-- Dataset section start --

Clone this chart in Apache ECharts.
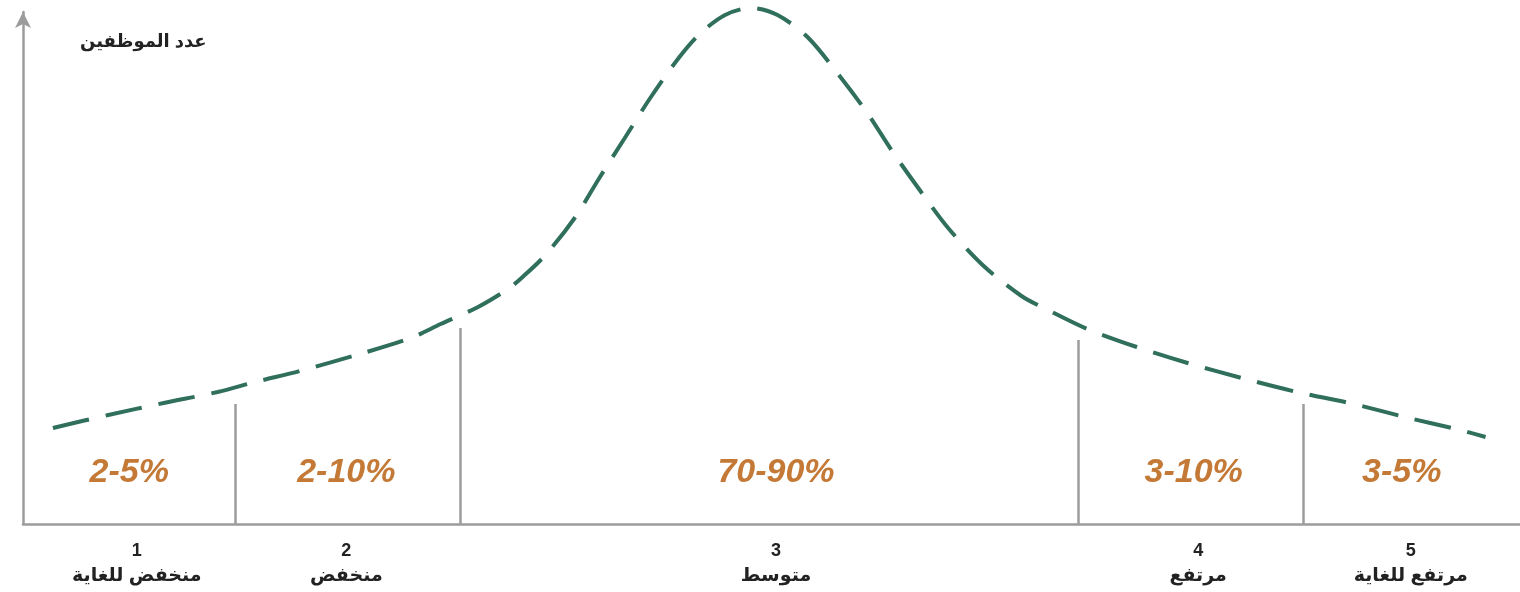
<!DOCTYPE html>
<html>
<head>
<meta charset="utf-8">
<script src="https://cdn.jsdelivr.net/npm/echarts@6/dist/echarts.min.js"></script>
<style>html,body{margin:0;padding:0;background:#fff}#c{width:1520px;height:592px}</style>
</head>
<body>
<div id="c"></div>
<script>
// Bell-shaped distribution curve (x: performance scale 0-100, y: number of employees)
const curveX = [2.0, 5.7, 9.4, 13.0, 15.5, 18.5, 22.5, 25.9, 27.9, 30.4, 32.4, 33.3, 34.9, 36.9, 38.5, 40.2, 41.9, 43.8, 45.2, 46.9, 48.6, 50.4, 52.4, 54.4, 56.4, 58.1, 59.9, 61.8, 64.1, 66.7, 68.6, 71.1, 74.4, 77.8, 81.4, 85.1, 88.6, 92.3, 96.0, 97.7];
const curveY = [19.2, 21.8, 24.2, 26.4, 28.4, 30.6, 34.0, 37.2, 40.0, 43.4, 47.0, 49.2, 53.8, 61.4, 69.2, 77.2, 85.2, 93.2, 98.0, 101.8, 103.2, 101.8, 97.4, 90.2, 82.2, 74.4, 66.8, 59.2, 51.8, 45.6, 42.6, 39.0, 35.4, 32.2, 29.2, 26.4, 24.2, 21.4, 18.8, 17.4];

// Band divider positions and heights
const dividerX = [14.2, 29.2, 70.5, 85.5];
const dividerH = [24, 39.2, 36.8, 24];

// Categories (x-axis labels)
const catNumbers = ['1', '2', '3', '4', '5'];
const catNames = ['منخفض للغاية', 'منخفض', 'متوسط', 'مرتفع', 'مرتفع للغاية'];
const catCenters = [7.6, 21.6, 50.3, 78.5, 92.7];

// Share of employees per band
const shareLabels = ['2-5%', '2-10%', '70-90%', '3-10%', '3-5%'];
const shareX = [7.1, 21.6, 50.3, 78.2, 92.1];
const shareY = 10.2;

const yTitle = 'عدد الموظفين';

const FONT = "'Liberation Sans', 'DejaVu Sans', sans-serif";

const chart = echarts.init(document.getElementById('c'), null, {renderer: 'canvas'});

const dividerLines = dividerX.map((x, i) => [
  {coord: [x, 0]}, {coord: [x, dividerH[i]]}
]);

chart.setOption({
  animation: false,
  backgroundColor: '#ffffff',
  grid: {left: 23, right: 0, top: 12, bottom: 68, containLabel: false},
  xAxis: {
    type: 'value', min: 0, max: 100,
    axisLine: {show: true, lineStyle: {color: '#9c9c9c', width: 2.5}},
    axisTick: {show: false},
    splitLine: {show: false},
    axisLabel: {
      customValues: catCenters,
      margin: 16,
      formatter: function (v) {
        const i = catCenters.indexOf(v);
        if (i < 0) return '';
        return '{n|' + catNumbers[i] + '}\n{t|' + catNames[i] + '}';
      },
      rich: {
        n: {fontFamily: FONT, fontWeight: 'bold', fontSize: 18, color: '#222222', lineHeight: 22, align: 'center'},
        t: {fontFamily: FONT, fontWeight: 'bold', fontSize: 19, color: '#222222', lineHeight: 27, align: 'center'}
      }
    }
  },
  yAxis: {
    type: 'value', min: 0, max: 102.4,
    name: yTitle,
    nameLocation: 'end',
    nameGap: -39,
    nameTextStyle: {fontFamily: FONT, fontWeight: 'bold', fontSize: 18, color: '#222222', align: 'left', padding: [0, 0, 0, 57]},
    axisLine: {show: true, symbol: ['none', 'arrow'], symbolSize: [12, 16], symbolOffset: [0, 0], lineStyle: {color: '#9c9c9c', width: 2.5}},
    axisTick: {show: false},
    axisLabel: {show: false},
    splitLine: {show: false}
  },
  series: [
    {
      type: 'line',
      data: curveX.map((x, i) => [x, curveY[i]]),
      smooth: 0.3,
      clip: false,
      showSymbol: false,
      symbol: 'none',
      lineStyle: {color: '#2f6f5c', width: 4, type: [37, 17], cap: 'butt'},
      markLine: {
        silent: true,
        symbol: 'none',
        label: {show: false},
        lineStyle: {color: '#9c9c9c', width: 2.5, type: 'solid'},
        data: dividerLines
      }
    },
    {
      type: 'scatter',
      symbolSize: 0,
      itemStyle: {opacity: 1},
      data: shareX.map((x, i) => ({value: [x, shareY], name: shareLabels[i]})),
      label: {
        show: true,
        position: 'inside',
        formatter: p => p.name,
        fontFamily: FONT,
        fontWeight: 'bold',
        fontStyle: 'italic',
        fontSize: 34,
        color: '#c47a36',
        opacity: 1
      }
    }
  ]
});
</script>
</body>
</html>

-- Dataset section end --

Instructions for the task: All of the material above needs to be restated exactly, with no pictures.

Result of this exercise:
Clone this chart in Apache ECharts.
<!DOCTYPE html>
<html>
<head>
<meta charset="utf-8">
<script src="https://cdn.jsdelivr.net/npm/echarts@6/dist/echarts.min.js"></script>
<style>html,body{margin:0;padding:0;background:#fff}#c{width:1520px;height:592px}</style>
</head>
<body>
<div id="c"></div>
<script>
// Bell-shaped distribution curve (x: performance scale 0-100, y: number of employees)
const curveX = [2.0, 5.7, 9.4, 13.0, 15.5, 18.5, 22.5, 25.9, 27.9, 30.4, 32.4, 33.3, 34.9, 36.9, 38.5, 40.2, 41.9, 43.8, 45.2, 46.9, 48.6, 50.4, 52.4, 54.4, 56.4, 58.1, 59.9, 61.8, 64.1, 66.7, 68.6, 71.1, 74.4, 77.8, 81.4, 85.1, 88.6, 92.3, 96.0, 97.7];
const curveY = [19.2, 21.8, 24.2, 26.4, 28.4, 30.6, 34.0, 37.2, 40.0, 43.4, 47.0, 49.2, 53.8, 61.4, 69.2, 77.2, 85.2, 93.2, 98.0, 101.8, 103.2, 101.8, 97.4, 90.2, 82.2, 74.4, 66.8, 59.2, 51.8, 45.6, 42.6, 39.0, 35.4, 32.2, 29.2, 26.4, 24.2, 21.4, 18.8, 17.4];

// Band divider positions and heights
const dividerX = [14.2, 29.2, 70.5, 85.5];
const dividerH = [24, 39.2, 36.8, 24];

// Categories (x-axis labels)
const catNumbers = ['1', '2', '3', '4', '5'];
const catNames = ['منخفض للغاية', 'منخفض', 'متوسط', 'مرتفع', 'مرتفع للغاية'];
const catCenters = [7.6, 21.6, 50.3, 78.5, 92.7];

// Share of employees per band
const shareLabels = ['2-5%', '2-10%', '70-90%', '3-10%', '3-5%'];
const shareX = [7.1, 21.6, 50.3, 78.2, 92.1];
const shareY = 10.2;

const yTitle = 'عدد الموظفين';

const FONT = "'Liberation Sans', 'DejaVu Sans', sans-serif";

const chart = echarts.init(document.getElementById('c'), null, {renderer: 'canvas'});

const dividerLines = dividerX.map((x, i) => [
  {coord: [x, 0]}, {coord: [x, dividerH[i]]}
]);

chart.setOption({
  animation: false,
  backgroundColor: '#ffffff',
  grid: {left: 23, right: 0, top: 12, bottom: 68, containLabel: false},
  xAxis: {
    type: 'value', min: 0, max: 100,
    axisLine: {show: true, lineStyle: {color: '#9c9c9c', width: 2.5}},
    axisTick: {show: false},
    splitLine: {show: false},
    axisLabel: {
      customValues: catCenters,
      margin: 16,
      formatter: function (v) {
        const i = catCenters.indexOf(v);
        if (i < 0) return '';
        return '{n|' + catNumbers[i] + '}\n{t|' + catNames[i] + '}';
      },
      rich: {
        n: {fontFamily: FONT, fontWeight: 'bold', fontSize: 18, color: '#222222', lineHeight: 22, align: 'center'},
        t: {fontFamily: FONT, fontWeight: 'bold', fontSize: 19, color: '#222222', lineHeight: 27, align: 'center'}
      }
    }
  },
  yAxis: {
    type: 'value', min: 0, max: 102.4,
    name: yTitle,
    nameLocation: 'end',
    nameGap: -39,
    nameTextStyle: {fontFamily: FONT, fontWeight: 'bold', fontSize: 18, color: '#222222', align: 'left', padding: [0, 0, 0, 57]},
    axisLine: {show: true, symbol: ['none', 'arrow'], symbolSize: [12, 16], symbolOffset: [0, 0], lineStyle: {color: '#9c9c9c', width: 2.5}},
    axisTick: {show: false},
    axisLabel: {show: false},
    splitLine: {show: false}
  },
  series: [
    {
      type: 'line',
      data: curveX.map((x, i) => [x, curveY[i]]),
      smooth: 0.3,
      clip: false,
      showSymbol: false,
      symbol: 'none',
      lineStyle: {color: '#2f6f5c', width: 4, type: [37, 17], cap: 'butt'},
      markLine: {
        silent: true,
        symbol: 'none',
        label: {show: false},
        lineStyle: {color: '#9c9c9c', width: 2.5, type: 'solid'},
        data: dividerLines
      }
    },
    {
      type: 'scatter',
      symbolSize: 0,
      itemStyle: {opacity: 1},
      data: shareX.map((x, i) => ({value: [x, shareY], name: shareLabels[i]})),
      label: {
        show: true,
        position: 'inside',
        formatter: p => p.name,
        fontFamily: FONT,
        fontWeight: 'bold',
        fontStyle: 'italic',
        fontSize: 34,
        color: '#c47a36',
        opacity: 1
      }
    }
  ]
});
</script>
</body>
</html>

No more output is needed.